What an amazingly good question! I don't know if you can sell the books or not. One of my sons quit using Libronix and gave it back to me. Logos let me transfer it to my wife and make her the owner of record. But, that was within a family so who knows what they would do in a different type of transaction???


----------



## Kenneth_Murphy (Jun 13, 2008)

Here are some clips from their online faq.

Q: How do I move my Libronix library to a new computer?
A: The Libronix DLS is licensed to one user. You may install it on both your desktop and notebook computers, or on your home and office computers, if you are the primary user of the software on each system. Click here to find out which files can be backed up and moved.

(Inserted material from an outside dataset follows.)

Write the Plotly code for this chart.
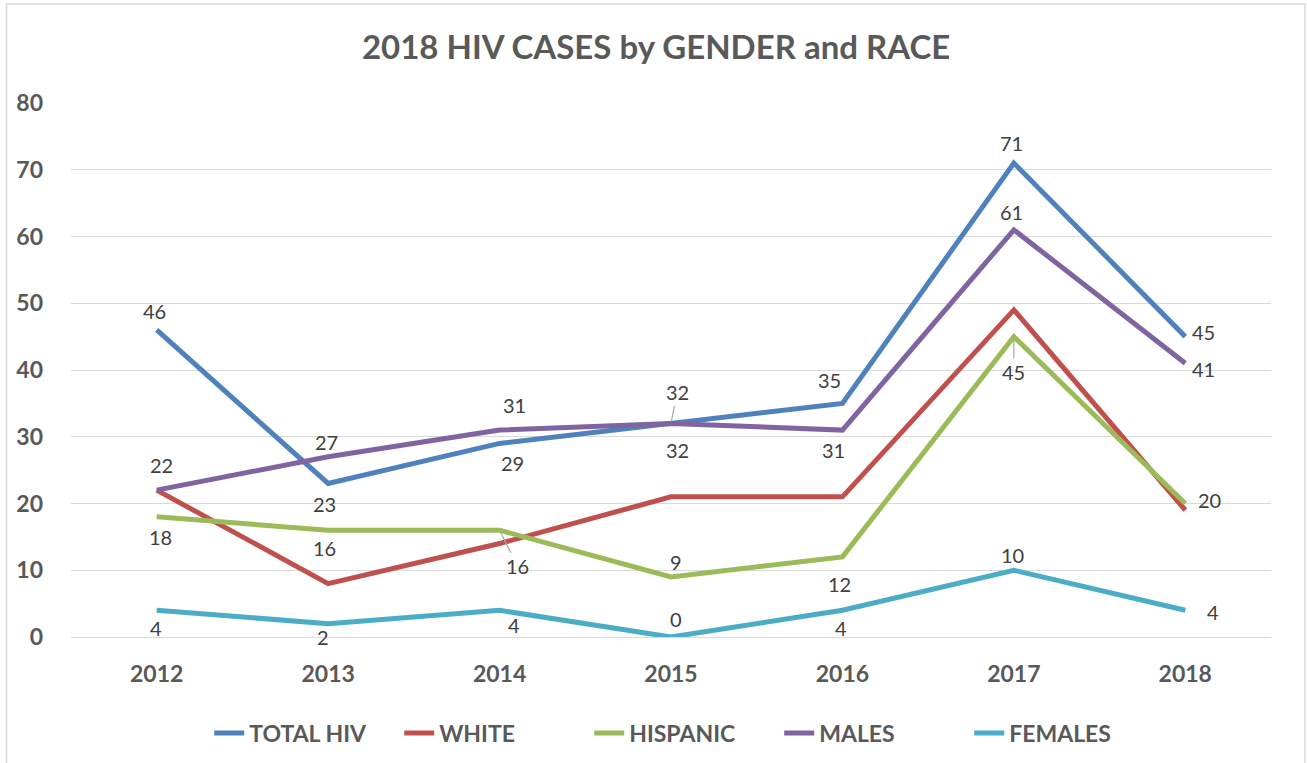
import plotly.graph_objects as go

years = ["2012", "2013", "2014", "2015", "2016", "2017", "2018"]
total_hiv = [46, 23, 29, 32, 35, 71, 45]
white = [22, 8, 14, 21, 21, 49, 19]
hispanic = [18, 16, 16, 9, 12, 45, 20]
males = [22, 27, 31, 32, 31, 61, 41]
females = [4, 2, 4, 0, 4, 10, 4]

series = [
    ("TOTAL HIV", total_hiv, "#4F81BD"),
    ("WHITE", white, "#C0504D"),
    ("HISPANIC", hispanic, "#9BBB59"),
    ("MALES", males, "#8064A2"),
    ("FEMALES", females, "#4BACC6"),
]

# label pixel offsets (dx, dy) relative to each point; None = no label
label_offsets = {
    "TOTAL HIV": [(-2, -19), (-4, 21), (13, 20), (6, -31), (-13, -23), (-2, -20), (18, -5)],
    "WHITE": [None] * 7,
    "HISPANIC": [(4, 20), (-4, 18), (18, 36), (5, -15), (-3, 27), (0, 35), (24, -4)],
    "MALES": [(5, -25), (-2, -15), (15, -25), (6, 27), (-9, 20), (-2, -18), (18, 6)],
    "FEMALES": [(-1, 18), (-5, 13), (14, 15), (5, -18), (-1, 18), (-1, -15), (28, 2)],
}
leaders = {("TOTAL HIV", 3), ("HISPANIC", 2), ("HISPANIC", 5)}

FONT = "Lato"
fig = go.Figure()
for name, vals, color in series:
    fig.add_trace(go.Scatter(
        x=years, y=vals, name=name, mode="lines",
        line=dict(color=color, width=5),
        hoverinfo="x+y+name",
    ))

annotations = []
for name, vals, color in series:
    for i, v in enumerate(vals):
        off = label_offsets[name][i]
        if off is None:
            continue
        dx, dy = off
        if (name, i) in leaders:
            annotations.append(dict(
                x=i, y=v, xref="x", yref="y", text=str(v),
                showarrow=True, arrowhead=0, arrowwidth=1.2, arrowcolor="#A6A6A6",
                ax=dx, ay=dy, standoff=2,
                font=dict(family=FONT, size=20, color="#404040"),
            ))
        else:
            annotations.append(dict(
                x=i, y=v, xref="x", yref="y", text=str(v),
                showarrow=False, xshift=dx, yshift=-dy,
                font=dict(family=FONT, size=20, color="#404040"),
            ))

fig.update_layout(
    width=1307, height=763,
    paper_bgcolor="white", plot_bgcolor="white",
    margin=dict(l=71, r=36, t=103, b=126, autoexpand=False),
    title=dict(
        text="<b>2018 HIV CASES by GENDER and RACE</b>",
        x=0.502, xref="container", xanchor="center", y=0.938, yanchor="middle",
        font=dict(family=FONT, size=33, color="#595959"),
    ),
    xaxis=dict(
        type="category", range=[-0.5, 6.5], autorange=False, automargin=False,
        showgrid=False, showline=False, zeroline=False,
        ticks="", tickfont=dict(family=FONT, size=23, color="#595959", weight="bold"),
        ticklabelstandoff=21,
    ),
    yaxis=dict(
        range=[0, 80], autorange=False, dtick=10, automargin=False,
        showgrid=True, gridcolor="#D9D9D9", gridwidth=1.3,
        zeroline=True, zerolinecolor="#D9D9D9", zerolinewidth=1.3, showline=False,
        ticks="", tickfont=dict(family=FONT, size=23, color="#595959", weight="bold"),
        ticklabelstandoff=27,
    ),
    legend=dict(
        orientation="h", x=0.511, xanchor="center", y=-0.18, yanchor="middle",
        font=dict(family=FONT, size=23, color="#595959", weight="bold"),
        itemwidth=30, tracegroupgap=0,
        entrywidth=145, entrywidthmode="pixels",
    ),
    showlegend=True,
    annotations=annotations,
    shapes=[dict(type="rect", xref="paper", yref="paper",
                 x0=-0.0537, x1=1.0283, y0=-0.26, y1=1.1854,
                 line=dict(color="#D9D9D9", width=1.5), layer="below")],
)

fig.write_html("out.html", config={"displayModeBar": False},
               post_script="document.body.style.margin='0';")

Q: How do I Transfer my Licenses? 
A: Licenses for shippable products on CD-ROM or DVD-ROM, which come with a Serial Number, can be transferred from one person to another provided a License Transfer fee is paid. The transfer fee is 10% of the current Retail price for the product being transferred, with a minimum fee of $20. Either party involved with the transfer can pay the fee. We require the transfer request in writing (email is accepted) from the person to whom the software is currently registered. Please provide the following information:

The name and contact information of the current user, including email address.
The Libronix Customer ID of the current user. (This can be found on under Help | About Libronix DLS.)
The name and contact information of the person receiving the license, including email address.
Recipient's Libronix Customer ID, if they have one.
The product name(s) and serial number(s).
Note: Licenses for unlocked, downloadable products are non-transferable.

I didn't see anything about "death". I would think at worst it would be as above but I wouldn't be suprised if you can bequeath it. Someone would have to call their support though to get the definitive answer.

Link: Logos Bible Software FAQs


----------



## Hippo (Jun 13, 2008)

Kenneth_Murphy said:


> Here are some clips from their online faq.
> 
> Q: How do I move my Libronix library to a new computer?
> A: The Libronix DLS is licensed to one user. You may install it on both your desktop and notebook computers, or on your home and office computers, if you are the primary user of the software on each system. Click here to find out which files can be backed up and moved.
> ...



Does this mean that it is always better to order via cd rather than download as this will render the licenses transferable?


----------



## Kenneth_Murphy (Jun 13, 2008)

Hippo said:


> Does this mean that it is always better to order via cd rather than download as this will render the licenses transferable?



I think it maybe better on CD if you intend to ever sell/transfer off a part of your collection. This could happen if you buy the year end super bundle and it comes with repeats of existing books in your library.

I don't think it matters if you intend to transfer your collection in full including the base package. In that case the downloaded books also transfer as they are actually just changing the "owner" information in their records for that user account.


----------